* What is being asked
Each line containing the word "chart" must be collected.

-- START Material --

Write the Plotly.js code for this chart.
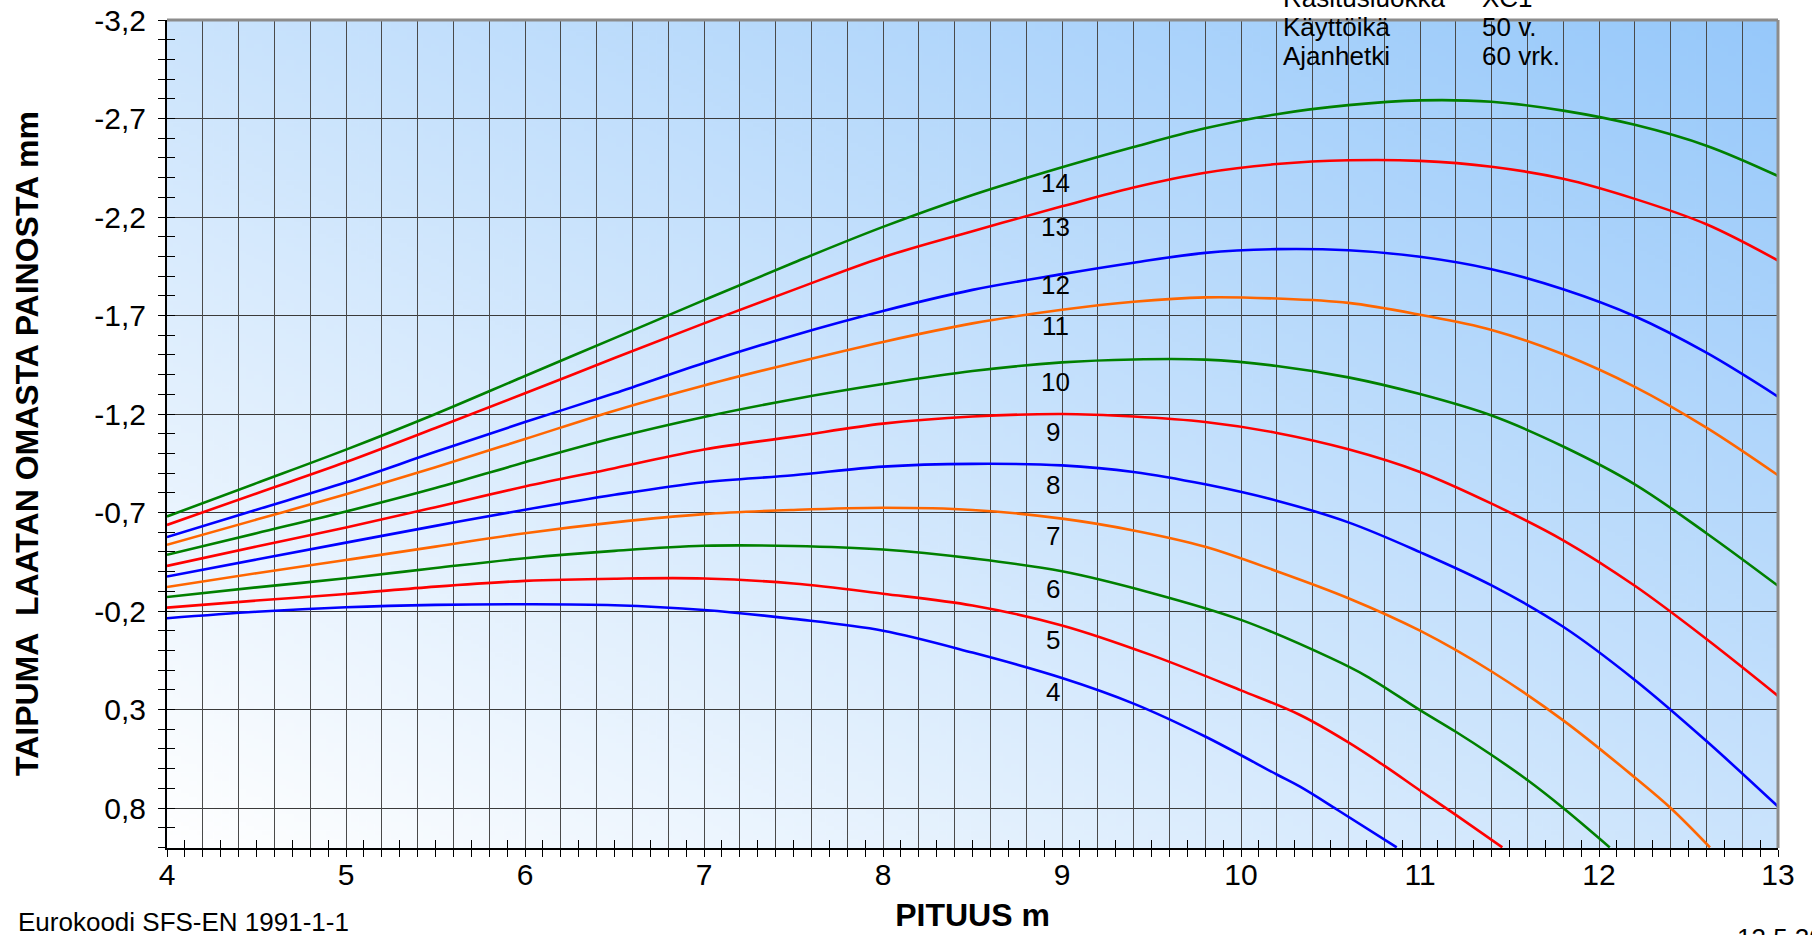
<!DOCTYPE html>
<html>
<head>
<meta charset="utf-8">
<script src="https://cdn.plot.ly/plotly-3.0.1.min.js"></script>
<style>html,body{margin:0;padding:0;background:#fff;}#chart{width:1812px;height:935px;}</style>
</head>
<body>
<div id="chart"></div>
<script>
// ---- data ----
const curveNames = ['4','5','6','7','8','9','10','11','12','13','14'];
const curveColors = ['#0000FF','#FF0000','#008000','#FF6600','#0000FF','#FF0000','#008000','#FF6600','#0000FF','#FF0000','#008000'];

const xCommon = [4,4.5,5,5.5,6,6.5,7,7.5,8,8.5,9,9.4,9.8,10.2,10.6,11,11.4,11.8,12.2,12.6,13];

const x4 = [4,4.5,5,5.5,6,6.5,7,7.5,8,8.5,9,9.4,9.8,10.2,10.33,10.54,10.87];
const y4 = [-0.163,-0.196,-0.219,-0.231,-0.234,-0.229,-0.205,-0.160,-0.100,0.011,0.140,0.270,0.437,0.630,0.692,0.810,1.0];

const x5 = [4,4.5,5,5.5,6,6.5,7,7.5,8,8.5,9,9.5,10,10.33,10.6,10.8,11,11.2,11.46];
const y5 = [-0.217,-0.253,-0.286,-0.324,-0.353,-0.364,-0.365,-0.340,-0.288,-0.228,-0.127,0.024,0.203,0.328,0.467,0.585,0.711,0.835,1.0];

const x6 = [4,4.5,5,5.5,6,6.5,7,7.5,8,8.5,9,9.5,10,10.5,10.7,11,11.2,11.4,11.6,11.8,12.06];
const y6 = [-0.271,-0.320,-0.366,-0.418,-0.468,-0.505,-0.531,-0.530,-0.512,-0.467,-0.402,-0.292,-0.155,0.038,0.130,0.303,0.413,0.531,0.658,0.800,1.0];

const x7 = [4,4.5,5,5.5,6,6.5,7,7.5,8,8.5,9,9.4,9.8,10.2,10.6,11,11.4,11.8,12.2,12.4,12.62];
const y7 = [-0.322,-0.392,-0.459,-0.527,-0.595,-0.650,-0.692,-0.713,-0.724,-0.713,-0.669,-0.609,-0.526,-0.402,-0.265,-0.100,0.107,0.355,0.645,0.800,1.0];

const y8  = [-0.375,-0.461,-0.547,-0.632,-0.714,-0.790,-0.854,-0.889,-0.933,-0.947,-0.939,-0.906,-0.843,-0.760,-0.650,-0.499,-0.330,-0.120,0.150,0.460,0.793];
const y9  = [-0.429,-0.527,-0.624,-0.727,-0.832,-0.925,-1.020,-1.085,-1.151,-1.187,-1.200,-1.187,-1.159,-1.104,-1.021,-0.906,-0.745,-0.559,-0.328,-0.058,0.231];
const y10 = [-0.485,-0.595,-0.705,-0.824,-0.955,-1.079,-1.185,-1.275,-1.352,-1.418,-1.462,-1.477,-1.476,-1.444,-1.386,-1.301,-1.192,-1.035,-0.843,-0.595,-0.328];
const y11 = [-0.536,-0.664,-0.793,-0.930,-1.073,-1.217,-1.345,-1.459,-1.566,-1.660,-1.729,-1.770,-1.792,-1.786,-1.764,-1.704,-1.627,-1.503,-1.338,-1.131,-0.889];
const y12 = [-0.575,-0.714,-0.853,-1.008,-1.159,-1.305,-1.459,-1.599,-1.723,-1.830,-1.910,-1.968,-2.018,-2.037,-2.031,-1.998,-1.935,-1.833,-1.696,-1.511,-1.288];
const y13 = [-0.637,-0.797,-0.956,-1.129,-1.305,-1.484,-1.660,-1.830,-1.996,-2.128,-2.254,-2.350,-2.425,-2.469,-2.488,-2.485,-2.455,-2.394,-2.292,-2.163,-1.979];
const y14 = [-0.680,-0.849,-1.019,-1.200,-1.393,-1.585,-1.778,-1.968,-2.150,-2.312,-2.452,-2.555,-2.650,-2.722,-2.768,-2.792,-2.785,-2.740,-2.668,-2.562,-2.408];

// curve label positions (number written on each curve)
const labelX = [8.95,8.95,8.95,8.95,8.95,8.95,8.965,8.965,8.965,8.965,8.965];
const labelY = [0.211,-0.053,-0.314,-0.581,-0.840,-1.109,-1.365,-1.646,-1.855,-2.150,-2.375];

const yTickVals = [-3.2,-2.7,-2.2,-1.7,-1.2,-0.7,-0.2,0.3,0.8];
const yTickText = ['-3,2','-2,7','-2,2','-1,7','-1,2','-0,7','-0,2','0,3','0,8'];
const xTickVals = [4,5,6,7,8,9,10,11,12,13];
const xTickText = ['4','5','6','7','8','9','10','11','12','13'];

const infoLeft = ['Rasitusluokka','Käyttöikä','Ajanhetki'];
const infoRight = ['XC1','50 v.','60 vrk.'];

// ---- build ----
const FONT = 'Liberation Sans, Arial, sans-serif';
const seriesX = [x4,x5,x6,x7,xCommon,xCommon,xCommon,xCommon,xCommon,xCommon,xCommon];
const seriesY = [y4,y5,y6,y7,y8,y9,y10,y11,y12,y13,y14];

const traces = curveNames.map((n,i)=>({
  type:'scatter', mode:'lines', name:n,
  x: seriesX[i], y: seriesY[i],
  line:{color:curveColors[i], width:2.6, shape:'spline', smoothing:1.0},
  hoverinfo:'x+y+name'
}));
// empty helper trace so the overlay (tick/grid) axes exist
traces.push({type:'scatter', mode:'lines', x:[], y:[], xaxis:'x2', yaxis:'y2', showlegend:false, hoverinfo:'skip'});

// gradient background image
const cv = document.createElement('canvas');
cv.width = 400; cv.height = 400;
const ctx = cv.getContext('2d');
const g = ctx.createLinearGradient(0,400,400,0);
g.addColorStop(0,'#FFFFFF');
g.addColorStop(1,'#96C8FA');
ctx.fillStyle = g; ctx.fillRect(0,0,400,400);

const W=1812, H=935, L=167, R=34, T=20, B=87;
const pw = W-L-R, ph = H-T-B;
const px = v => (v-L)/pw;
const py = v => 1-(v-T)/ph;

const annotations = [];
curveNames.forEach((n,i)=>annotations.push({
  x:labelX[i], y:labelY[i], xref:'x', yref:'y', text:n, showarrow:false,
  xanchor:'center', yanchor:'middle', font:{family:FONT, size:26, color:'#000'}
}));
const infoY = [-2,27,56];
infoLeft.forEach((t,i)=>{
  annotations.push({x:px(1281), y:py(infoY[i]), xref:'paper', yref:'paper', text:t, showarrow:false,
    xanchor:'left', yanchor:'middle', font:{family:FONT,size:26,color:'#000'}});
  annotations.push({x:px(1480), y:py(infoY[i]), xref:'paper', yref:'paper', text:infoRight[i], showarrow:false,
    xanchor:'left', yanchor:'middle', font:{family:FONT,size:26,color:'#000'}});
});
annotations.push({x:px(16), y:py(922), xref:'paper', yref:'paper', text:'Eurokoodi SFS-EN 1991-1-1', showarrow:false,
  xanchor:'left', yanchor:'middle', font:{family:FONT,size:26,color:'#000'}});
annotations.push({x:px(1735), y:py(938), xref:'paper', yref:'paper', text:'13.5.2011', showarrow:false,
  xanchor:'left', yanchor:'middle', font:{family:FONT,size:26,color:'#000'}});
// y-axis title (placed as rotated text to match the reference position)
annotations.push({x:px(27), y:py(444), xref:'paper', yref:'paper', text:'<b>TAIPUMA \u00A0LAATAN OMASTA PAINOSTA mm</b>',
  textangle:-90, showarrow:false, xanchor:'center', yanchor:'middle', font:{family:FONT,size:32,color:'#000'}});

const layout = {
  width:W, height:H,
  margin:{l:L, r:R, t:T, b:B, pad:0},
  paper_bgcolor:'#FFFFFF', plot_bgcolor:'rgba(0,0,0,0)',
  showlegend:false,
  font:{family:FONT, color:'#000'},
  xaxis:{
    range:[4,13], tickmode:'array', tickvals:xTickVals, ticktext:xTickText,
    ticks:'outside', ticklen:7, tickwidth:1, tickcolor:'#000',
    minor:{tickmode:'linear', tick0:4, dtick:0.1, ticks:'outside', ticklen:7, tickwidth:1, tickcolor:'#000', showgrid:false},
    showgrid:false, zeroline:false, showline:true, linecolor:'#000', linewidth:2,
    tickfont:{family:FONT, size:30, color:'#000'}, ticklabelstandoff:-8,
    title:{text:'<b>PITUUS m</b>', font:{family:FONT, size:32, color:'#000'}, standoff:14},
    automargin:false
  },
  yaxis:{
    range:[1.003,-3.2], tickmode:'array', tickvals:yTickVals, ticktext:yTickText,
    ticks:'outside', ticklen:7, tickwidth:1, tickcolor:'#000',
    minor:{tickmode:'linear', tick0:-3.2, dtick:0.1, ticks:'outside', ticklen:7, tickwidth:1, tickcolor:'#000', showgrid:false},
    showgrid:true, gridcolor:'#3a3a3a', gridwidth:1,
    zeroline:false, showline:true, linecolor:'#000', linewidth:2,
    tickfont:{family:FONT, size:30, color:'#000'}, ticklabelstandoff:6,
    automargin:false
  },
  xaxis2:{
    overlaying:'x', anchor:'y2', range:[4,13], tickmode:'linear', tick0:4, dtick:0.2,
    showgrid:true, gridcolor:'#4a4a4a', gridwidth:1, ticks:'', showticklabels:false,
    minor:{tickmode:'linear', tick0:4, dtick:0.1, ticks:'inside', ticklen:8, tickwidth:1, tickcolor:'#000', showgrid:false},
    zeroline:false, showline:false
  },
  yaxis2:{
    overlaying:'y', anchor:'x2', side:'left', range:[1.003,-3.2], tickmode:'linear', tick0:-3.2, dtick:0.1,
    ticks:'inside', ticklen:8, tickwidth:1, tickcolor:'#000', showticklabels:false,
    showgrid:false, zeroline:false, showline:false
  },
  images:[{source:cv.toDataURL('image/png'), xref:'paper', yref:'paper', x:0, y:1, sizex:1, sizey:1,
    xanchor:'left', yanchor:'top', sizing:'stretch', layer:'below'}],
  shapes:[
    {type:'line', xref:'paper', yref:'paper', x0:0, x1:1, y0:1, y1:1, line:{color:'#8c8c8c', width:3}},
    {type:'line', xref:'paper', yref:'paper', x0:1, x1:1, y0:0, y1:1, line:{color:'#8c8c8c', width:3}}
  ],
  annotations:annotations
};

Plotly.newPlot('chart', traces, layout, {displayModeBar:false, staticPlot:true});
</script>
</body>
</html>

-- END Material --

* Task solution
Write the Plotly.js code for this chart.
<style>html,body{margin:0;padding:0;background:#fff;}#chart{width:1812px;height:935px;}</style>
<div id="chart"></div>
Plotly.newPlot('chart', traces, layout, {displayModeBar:false, staticPlot:true});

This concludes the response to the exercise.